Schwäbische Zeitung (Ravensburg / Weingarten)
Ausweglose Situation
Falls der türkische Präsident Erdogan geglaubt haben sollte, die Lage in seinem Land mithilfe des Ausnahmezustandes unter Kontrolle bringen zu können, dann hat er sich offensichtlich getäuscht. Obwohl die Sicherheitsbehörden freie Hand bei der Verfolgung von Verdächtigen haben, können Gewalttäter unbemerkt mit einer 300-KiloAutobombe mitten ins Stadtzentrum von Istanbul fahren und ein Blutbad anrichten.
Spätestens der schreckliche Doppel-Anschlag am Samstagabend in der Metropole Istanbul macht deutlich, dass der immer weiter vorangetriebene Ausbau polizeilicher Vollmachten und der gleichzeitige Abbau rechtsstaatlicher Absicherungen den Terror nicht aufhalten können.

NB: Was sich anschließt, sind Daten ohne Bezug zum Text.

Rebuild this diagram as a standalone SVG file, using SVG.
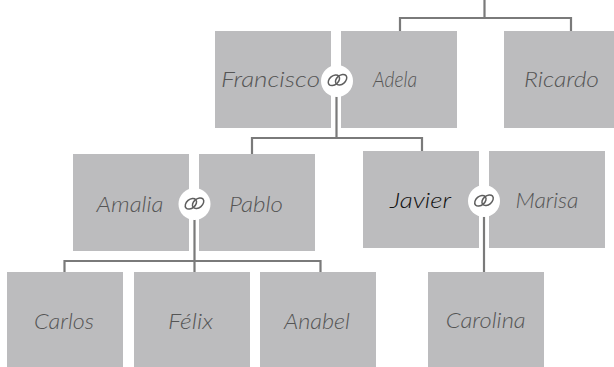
<svg xmlns="http://www.w3.org/2000/svg" width="614" height="367" viewBox="0 0 614 367">
<style>
.box{fill:#bcbcbe}
.lbl{font-family:"Lato","Open Sans","DejaVu Sans",sans-serif;font-weight:300;font-style:italic;font-size:22px;fill:#555;text-anchor:middle}
.dark{fill:#111}
.conn{fill:none;stroke:#7a7a7a;stroke-width:2.2}
.ringbg{fill:#fff}
.ring{fill:none;stroke:#5e5e5e;stroke-width:1.5}
</style>
<defs>
<g id="rings">
<ellipse cx="0" cy="0" rx="6.4" ry="4.4" transform="translate(-3.6 0.3) rotate(-40)"/>
<ellipse cx="0" cy="0" rx="6.4" ry="4.4" transform="translate(3.6 -0.3) rotate(-40)"/>
</g>
</defs>
<rect width="614" height="367" fill="#fff"/>
<g id="connectors" class="conn">
<path d="M484.5 0V18M400 18H571M400 17V31M571 17V31"/>
<path d="M336.5 96V138M252 138H422M252 137V154M422 137V151"/>
<path d="M194.5 219V261M64.5 261H320.5M64.5 260V272M194.5 260V272M320.5 260V272"/>
<path d="M484 216V272"/>
</g>
<g id="francisco"><rect class="box" x="215" y="31" width="116" height="97"/><text class="lbl" x="270.5" y="87" textLength="99" lengthAdjust="spacingAndGlyphs">Francisco</text></g>
<g id="adela"><rect class="box" x="341" y="31" width="116" height="97"/><text class="lbl" x="395" y="87" textLength="44" lengthAdjust="spacingAndGlyphs">Adela</text></g>
<g id="ricardo"><rect class="box" x="504" y="31" width="116" height="97"/><text class="lbl" x="561.5" y="87" textLength="75" lengthAdjust="spacingAndGlyphs">Ricardo</text></g>
<g id="amalia"><rect class="box" x="73" y="154" width="116" height="97"/><text class="lbl" x="130" y="211.5" textLength="67" lengthAdjust="spacingAndGlyphs">Amalia</text></g>
<g id="pablo"><rect class="box" x="199" y="154" width="116" height="97"/><text class="lbl" x="256" y="211.5" textLength="54" lengthAdjust="spacingAndGlyphs">Pablo</text></g>
<g id="javier"><rect class="box" x="363" y="151" width="116" height="97"/><text class="lbl dark" x="420.5" y="208" textLength="61" lengthAdjust="spacingAndGlyphs">Javier</text></g>
<g id="marisa"><rect class="box" x="489" y="151" width="116" height="97"/><text class="lbl" x="547" y="208" textLength="63" lengthAdjust="spacingAndGlyphs">Marisa</text></g>
<g id="carlos"><rect class="box" x="7" y="272" width="116" height="95"/><text class="lbl" x="64" y="329" textLength="60" lengthAdjust="spacingAndGlyphs">Carlos</text></g>
<g id="felix"><rect class="box" x="134" y="272" width="116" height="95"/><text class="lbl" x="190.5" y="329" textLength="45" lengthAdjust="spacingAndGlyphs">Félix</text></g>
<g id="anabel"><rect class="box" x="260" y="272" width="116" height="95"/><text class="lbl" x="317" y="328.5" textLength="66" lengthAdjust="spacingAndGlyphs">Anabel</text></g>
<g id="carolina"><rect class="box" x="428" y="272" width="116" height="95"/><text class="lbl" x="485.7" y="328" textLength="80" lengthAdjust="spacingAndGlyphs">Carolina</text></g>
<g id="ring-francisco-adela"><circle class="ringbg" cx="337" cy="81" r="16"/><use href="#rings" class="ring" x="337.5" y="80"/></g>
<g id="ring-amalia-pablo"><circle class="ringbg" cx="194.5" cy="204" r="16"/><use href="#rings" class="ring" x="194.5" y="203.5"/></g>
<g id="ring-javier-marisa"><circle class="ringbg" cx="484" cy="201" r="16"/><use href="#rings" class="ring" x="484" y="200.5"/></g>
</svg>
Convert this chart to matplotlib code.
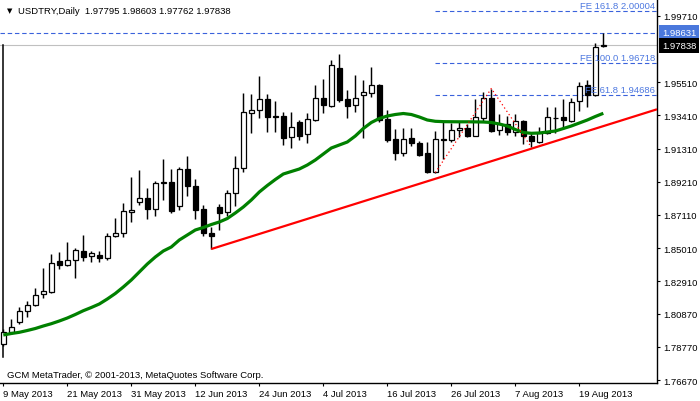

Manche Kritiker werfen Erdogan vor, mit den Säuberungswellen seit dem Putschversuch vom Juli viele Antiterror-Experten von ihren Posten entfernt zu haben.
Mehr denn je hätte die Türkei jetzt eine gesamtgesellschaftliche Diskussion über Freiheitsrechte, Minderheiten und die Instrumente des Rechtsstaates nötig. Doch daran ist nicht zu denken. Die Chefs der legalen Kurdenpartei HDP sitzen hinter Gittern, fast 200 Journalisten ebenfalls. Wer nicht für mich ist, ist ein Landesverräter – mit dieser Formel will Erdogan die Errichtung einer Präsidialrepublik durchsetzen. Dieses neue System werde dem Land Ruhe und Stabilität bescheren, verspricht er. Doch zumindest vorerst eskaliert die Gewalt in der Türkei weiter.
Die kommenden Monate versprechen keinerlei Verbesserung der Lage. Im Januar beginnt im Parlament in Ankara die Debatte über die Umstellung auf das Präsidialsystem, im Frühjahr oder Sommer soll dann eine Volksabstimmung darüber stattfinden. Schon unter normalen Umständen würde ein solch umstrittenes Vorhaben ein Land politisch erschüttern. In der Türkei mit ihren zahlreichen ungelösten Konflikten und der seit diesem Sommer stark zunehmenden Repression könnte das Blutbad von Besiktas womöglich der Auftakt einer neuen Welle von Gewalttaten gewesen sein.